Flux can export semantic triples to a variety of RDF file formats, allowing you to easily exchange large numbers of triples and quads with other systems and users.
Table of contents
- Usage
- Specifying the number of files to write
- Specifying a base IRI
- Overriding the graph
- GZIP compression
Usage
The export-rdf-files
command requires a query for selecting documents to export and a directory path for writing RDF files to:
-
./bin/flux export-rdf-files \ --connection-string "flux-example-user:password@localhost:8004" \ --collections example \ --path destination
-
bin\flux export-rdf-files ^ --connection-string "flux-example-user:password@localhost:8004" ^ --collections example ^ --path destination
Similar to exporting documents, the export-rdf-files
command supports the following options for selecting the documents that contain the triples you wish to export:
Option | Description |
---|---|
--collections | Comma-delimited sequence of collection names. |
--directory | A database directory for constraining on URIs. |
--graphs | Comma-delimited sequence of MarkLogic graph names. |
--options | Name of a REST API search options document; typically used with a string query. |
--query | A structured, serialized CTS, or combined query expressed as JSON or XML. |
--string-query | A string query utilizing MarkLogic’s search grammar. |
--uris | Newline-delimited sequence of document URIs to retrieve. |
You must specify at least one of --collections
, --directory
, --graphs
, --query
, --string-query
, or --uris
. You may specify any combination of those options as well, with the exception that --query
will be ignored if --uris
is specified.
For each document matching the query specified by your options above, Flux will retrieve the triples from the document and write them to a file. You must specify a --path
option for where files should be written. See Specifying a path for more information on paths.
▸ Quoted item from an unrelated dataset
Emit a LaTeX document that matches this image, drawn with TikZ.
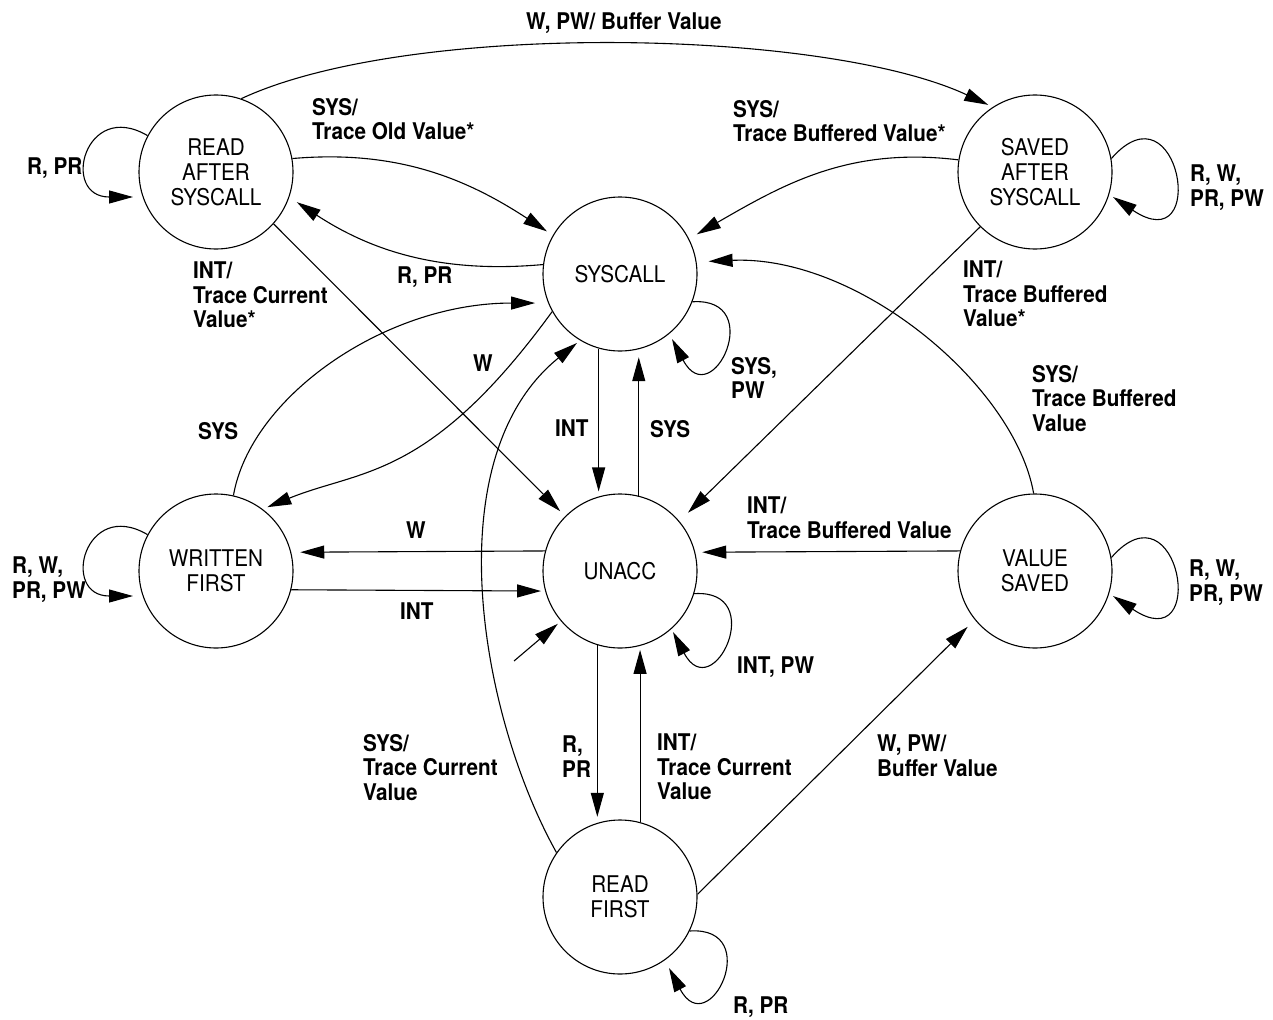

By default, Flux will write files using the standard Turtle or TTL format. You can change this via the --format
option, with the following choices supported:
nq
= N-Quadsnt
= N-Triplesrdfthrift
= RDF Binarytrig
= TriGtrix
= Triples in XMLttl
= Turtle, the default format.
Specifying the number of files to write
The --file-count
option controls how many files are written by Flux. The default equals the number of partitions used for reading triples from MarkLogic, which is controlled by the --partitions-per-forest
option, which has a default value of 4. For example, if the database you are querying has 3 forests, Flux will write 12 files by default.
Specifying a base IRI
With the --base-iri
option, you can specify a base IRI to prepend to the graph associated with each triple when the graph is relative. If the graph for a triple is absolute, the base IRI will not be prepended.
Overriding the graph
For some use cases involving exporting triples with their graphs to files containing quads, it may not be desirable to reference the graph that each triple belongs to in MarkLogic. You can use --graph-override
to specify an alternative graph value that will then be associated with every triple that Flux writes to a file.
GZIP compression
To compress each file written by Flux using GZIP, simply include --gzip
as an option.